On Thursday, the F1 supremo escaped paying Constantin Medien $144 million after judge Guy Newey ruled that there was "no loss to Constantin" through Ecclestone's "corrupt arrangement" with jailed German banker Gerhard Gribkowsky.
But while Ecclestone may have saved a few dollars, the verdict on the 83-year-old's character was damning.
Not only did Judge Newey stated that Ecclestone had entered a "corrupt agreement", he believed the payment to Gribkowsky during the sale of F1 to CVC was "a bribe."
He added that he finds it "impossible to regard him (Ecclestone) as a reliable or truthful witness."
However, Ecclestone insists he was both reliable and truthful.
"He's come up with an opinion, he thought I didn't tell the truth and I wasn't reliable. I was reliable because I turned up on time. I think I answered truthfully the questions I was asked," he told Reuters.
The F1 supremo also again denied that he paid a bribe to Gribkowsky.
"An awful lot of money to pay to somebody to keep your job.

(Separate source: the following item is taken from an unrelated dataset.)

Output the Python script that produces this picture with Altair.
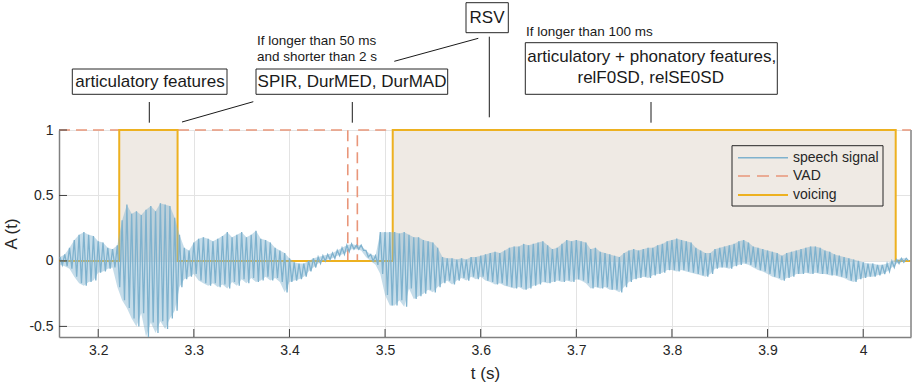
import altair as alt
import pandas as pd

# ---------------- data ----------------
# speech signal: upper / lower excursion read every 5 ms, starting at 3.160 s
sig_t0 = 3.160
sig_dt = 0.005
sig_hi = [
    0.03, 0.05, 0.10, 0.16, 0.20, 0.22, 0.20, 0.19, 0.15, 0.14,
    0.10, 0.09, 0.12, 0.31, 0.43, 0.36, 0.38, 0.35, 0.39, 0.42,
    0.38, 0.44, 0.43, 0.42, 0.33, 0.20, 0.10, 0.08, 0.14, 0.17,
    0.18, 0.17, 0.15, 0.17, 0.19, 0.22, 0.18, 0.20, 0.22, 0.18,
    0.20, 0.23, 0.17, 0.16, 0.14, 0.10, 0.08, 0.06, 0.02, -0.01,
    -0.02, -0.02, 0.00, 0.02, 0.03, 0.04, 0.05, 0.06, 0.08, 0.10,
    0.12, 0.13, 0.12, 0.12, 0.08, 0.05, 0.04, 0.22, 0.22, 0.22,
    0.22, 0.21, 0.22, 0.20, 0.18, 0.18, 0.16, 0.15, 0.14, 0.10,
    0.03, 0.02, 0.02, 0.01, 0.02, 0.01, 0.03, 0.03, 0.04, 0.05,
    0.06, 0.07, 0.06, 0.08, 0.10, 0.11, 0.11, 0.13, 0.12, 0.13,
    0.14, 0.15, 0.12, 0.09, 0.10, 0.13, 0.16, 0.15, 0.16, 0.15,
    0.14, 0.09, 0.10, 0.07, 0.06, 0.05, 0.04, 0.03, 0.06, 0.08,
    0.09, 0.08, 0.09, 0.10, 0.10, 0.12, 0.13, 0.15, 0.16, 0.17,
    0.16, 0.15, 0.14, 0.10, 0.08, 0.06, 0.06, 0.09, 0.10, 0.11,
    0.12, 0.13, 0.15, 0.16, 0.14, 0.11, 0.10, 0.09, 0.08, 0.07,
    0.06, 0.04, 0.06, 0.07, 0.08, 0.09, 0.10, 0.11, 0.11, 0.10,
    0.08, 0.07, 0.05, 0.04, 0.03, 0.02, 0.01, 0.00, -0.01, -0.02,
    -0.02, -0.03, -0.03, -0.02, 0.00, 0.01, 0.02, 0.02,
]
sig_lo = [
    -0.03, -0.04, -0.06, -0.12, -0.17, -0.19, -0.16, -0.15, -0.09, -0.08,
    -0.06, -0.05, -0.20, -0.30, -0.36, -0.44, -0.50, -0.40, -0.58, -0.47,
    -0.55, -0.46, -0.52, -0.44, -0.38, -0.20, -0.14, -0.12, -0.10, -0.15,
    -0.17, -0.19, -0.17, -0.20, -0.18, -0.21, -0.16, -0.19, -0.14, -0.17,
    -0.13, -0.16, -0.15, -0.12, -0.15, -0.13, -0.16, -0.24, -0.16, -0.15,
    -0.14, -0.12, -0.08, -0.05, -0.02, 0.00, 0.01, 0.02, 0.04, 0.05,
    0.07, 0.09, 0.09, 0.08, 0.03, 0.00, -0.03, -0.10, -0.26, -0.34,
    -0.34, -0.30, -0.35, -0.21, -0.29, -0.27, -0.25, -0.22, -0.24, -0.20,
    -0.17, -0.15, -0.18, -0.15, -0.13, -0.15, -0.12, -0.14, -0.12, -0.15,
    -0.16, -0.18, -0.17, -0.19, -0.20, -0.21, -0.20, -0.22, -0.21, -0.19,
    -0.18, -0.16, -0.17, -0.16, -0.15, -0.16, -0.15, -0.16, -0.14, -0.15,
    -0.17, -0.21, -0.20, -0.21, -0.20, -0.22, -0.22, -0.24, -0.20, -0.16,
    -0.14, -0.13, -0.12, -0.13, -0.11, -0.10, -0.09, -0.07, -0.07, -0.08,
    -0.07, -0.08, -0.09, -0.10, -0.11, -0.12, -0.10, -0.06, -0.05, -0.05,
    -0.06, -0.04, -0.03, -0.02, -0.03, -0.05, -0.07, -0.08, -0.10, -0.12,
    -0.13, -0.15, -0.13, -0.12, -0.10, -0.10, -0.09, -0.10, -0.09, -0.10,
    -0.10, -0.11, -0.11, -0.12, -0.13, -0.15, -0.16, -0.14, -0.13, -0.12,
    -0.12, -0.11, -0.10, -0.08, -0.05, -0.02, -0.01, 0.00,
]

vad_t = [3.159, 3.461, 3.461, 3.471, 3.471, 4.050]
vad_v = [1, 1, 0, 0, 1, 1]
voi_t = [3.159, 3.222, 3.222, 3.283, 3.283, 3.508, 3.508, 4.034, 4.034, 4.050]
voi_v = [0, 0, 1, 1, 0, 0, 1, 1, 0, 0]
voiced_start = [3.222, 3.508]
voiced_end = [3.283, 4.034]

x_ticks = [3.2, 3.3, 3.4, 3.5, 3.6, 3.7, 3.8, 3.9, 4.0]
y_ticks = [-0.5, 0, 0.5, 1]
x_domain = [3.159, 4.050]
y_domain = [-0.581, 1.0]

legend_labels = ["speech signal", "VAD", "voicing"]
box_texts = ["articulatory features", "SPIR, DurMED, DurMAD", "RSV",
             "articulatory + phonatory features,", "relF0SD, relSE0SD"]
note_texts = ["If longer than 50 ms", "and shorter than 2 s", "If longer than 100 ms"]

# ---------------- tables ----------------
sig_rows = []
env_rows = []
for i, (h, l) in enumerate(zip(sig_hi, sig_lo)):
    t = sig_t0 + i * sig_dt
    sig_rows.append({"t": t, "v": h, "i": 2 * i})
    sig_rows.append({"t": t + sig_dt / 2, "v": l, "i": 2 * i + 1})
    env_rows.append({"t": t, "hi": h, "lo": l})
df_sig = pd.DataFrame(sig_rows)
df_env = pd.DataFrame(env_rows)
df_vad = pd.DataFrame({"t": vad_t, "v": vad_v, "i": range(len(vad_t))})
df_voi = pd.DataFrame({"t": voi_t, "v": voi_v, "i": range(len(voi_t))})
df_fill = pd.DataFrame({"s": voiced_start, "e": voiced_end, "top": [1] * 2, "bot": [0] * 2})
df_xt = pd.DataFrame({"t": x_ticks})
df_yt = pd.DataFrame({"v": y_ticks})

# ---------------- styling / layout ----------------
W, H = 852, 207
FONT = "Liberation Sans"
TXT = "#262626"
C_SIG = "#7FB2CE"
C_VAD = "#E9967A"
C_VOI = "#EDB120"
C_FILL = "#EFEAE4"

xs = alt.Scale(domain=x_domain, nice=False, zero=False)
ys = alt.Scale(domain=y_domain, nice=False, zero=False)

ax_common = dict(grid=True, gridColor="#e3e3e3", gridWidth=1, tickSize=0,
                 domainColor="#808080", domainWidth=1.5,
                 labelFont=FONT, labelFontSize=14, labelColor=TXT,
                 titleFont=FONT, titleFontSize=17, titleFontWeight="normal",
                 titleColor=TXT, labelExpr="toString(datum.value)")
ax_x = alt.Axis(values=x_ticks, labelPadding=6, titlePadding=8, **ax_common)
ax_y = alt.Axis(values=y_ticks, labelPadding=6, titlePadding=8, **ax_common)


def X(f):
    return alt.X(f, type="quantitative", scale=xs, axis=ax_x, title="t (s)")


def Y(f):
    return alt.Y(f, type="quantitative", scale=ys, axis=ax_y, title="A (t)")


fill = alt.Chart(df_fill).mark_rect(color=C_FILL).encode(
    x=X("s"), x2="e", y=Y("top"), y2="bot")

vad = alt.Chart(df_vad).mark_line(color=C_VAD, strokeWidth=1.6, strokeDash=[11, 6]).encode(
    x=X("t"), y=Y("v"), order="i:Q")
voi = alt.Chart(df_voi).mark_line(color=C_VOI, strokeWidth=2).encode(
    x=X("t"), y=Y("v"), order="i:Q")
env = alt.Chart(df_env).mark_area(color=C_SIG, opacity=0.45, interpolate="linear").encode(
    x=X("t"), y=Y("hi"), y2="lo")
sig = alt.Chart(df_sig).mark_line(color=C_SIG, strokeWidth=1.3).encode(
    x=X("t"), y=Y("v"), order="i:Q")

xtick = alt.Chart(df_xt).mark_rule(color="#404040", strokeWidth=1).encode(
    x=X("t"), y=alt.value(H), y2=alt.value(H - 8))
ytick = alt.Chart(df_yt).mark_rule(color="#404040", strokeWidth=1).encode(
    y=Y("v"), x=alt.value(0), x2=alt.value(8))
right_edge = alt.Chart(df_yt).mark_rule(color="#9a9a9a", strokeWidth=1).encode(
    x=alt.value(W), y=alt.value(0), y2=alt.value(H))

# legend (pixel layout inside plot area)
df_leg = pd.DataFrame({"label": legend_labels, "y": [27.7, 46, 65]})
leg_box = alt.Chart(df_leg.head(1)).mark_rect(fillOpacity=0, stroke=TXT, strokeWidth=1).encode(
    x=alt.value(673), x2=alt.value(824), y=alt.value(15.7), y2=alt.value(76))
leg_l1 = alt.Chart(df_leg.head(1)).mark_rule(color=C_SIG, strokeWidth=1.5).encode(
    x=alt.value(679), x2=alt.value(729), y=alt.value(27.7))
leg_l2 = alt.Chart(df_leg.head(1)).mark_rule(color=C_VAD, strokeWidth=1.6, strokeDash=[12, 7]).encode(
    x=alt.value(679), x2=alt.value(729), y=alt.value(46))
leg_l3 = alt.Chart(df_leg.head(1)).mark_rule(color=C_VOI, strokeWidth=2).encode(
    x=alt.value(679), x2=alt.value(729), y=alt.value(65))
leg_txt = alt.Chart(df_leg).mark_text(align="left", baseline="middle", font=FONT,
                                      fontSize=14, color=TXT).encode(
    x=alt.value(734), y=alt.Y("y:Q", scale=None), text="label:N")

# annotations above the plot (pixel layout relative to the plot area)
df_boxes = pd.DataFrame({"x": [13.3, 197, 407, 466.3], "x2": [168, 388.7, 449.3, 718.3],
                         "y": [-61, -61, -127.3, -87.3], "y2": [-35.7, -35.7, -97.3, -35.7]})
df_lines = pd.DataFrame({"x": [90.3, 293.3, 430.3, 592, 123, 335.3],
                         "y": [-28, -28, -93.3, -28, -8, -68.7],
                         "x2": [90.3, 293.3, 430.3, 592, 194.3, 419.3],
                         "y2": [-7.3, -7.3, -12.7, -7.3, -28.3, -91.7]})
df_btxt = pd.DataFrame({"text": box_texts, "x": [91, 293, 428, 592.7, 591.7],
                        "y": [-48.3, -48.3, -111.7, -73.3, -51.7]})
df_ntxt = pd.DataFrame({"text": note_texts, "x": [198, 198, 467], "y": [-89, -73, -98]})

ann_box = alt.Chart(df_boxes).mark_rect(fill="white", stroke=TXT, strokeWidth=1).encode(
    x=alt.X("x:Q", scale=None), x2="x2:Q", y=alt.Y("y:Q", scale=None), y2="y2:Q")
ann_line = alt.Chart(df_lines).mark_rule(color="#1a1a1a", strokeWidth=1).encode(
    x=alt.X("x:Q", scale=None), x2="x2:Q", y=alt.Y("y:Q", scale=None), y2="y2:Q")
ann_btxt = alt.Chart(df_btxt).mark_text(align="center", baseline="middle", font=FONT,
                                        fontSize=17, color="#1a1a1a").encode(
    x=alt.X("x:Q", scale=None), y=alt.Y("y:Q", scale=None), text="text:N")
ann_ntxt = alt.Chart(df_ntxt).mark_text(align="left", baseline="middle", font=FONT,
                                        fontSize=13.5, color="#1a1a1a").encode(
    x=alt.X("x:Q", scale=None), y=alt.Y("y:Q", scale=None), text="text:N")

chart = alt.layer(
    fill, vad, voi, env, sig, xtick, ytick, right_edge,
    leg_box, leg_l1, leg_l2, leg_l3, leg_txt,
    ann_box, ann_line, ann_btxt, ann_ntxt,
).properties(
    width=W, height=H,
    autosize=alt.AutoSizeParams(type="none"),
    padding={"left": 59, "top": 130, "right": 2, "bottom": 52},
    background="white",
).configure_view(stroke=None)

chart.save("out.html", embed_options={"renderer": "svg", "actions": False})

"I've said he shook me down a bit. And I was a bit stupid to go along with it. It was cheaper to pay him ... than have the revenue (the tax authorities) climb all over me for three or four years when I had to prove something that he'd said didn't happen."
But while this case may be over, Ecclestone now faces bribery charges in Germany with that set to begin in April.
For now, though, he remains the man at the helm of F1 although no longer in charge having stepping down from the board.
"I'm still running the business, as I've always run it," he added.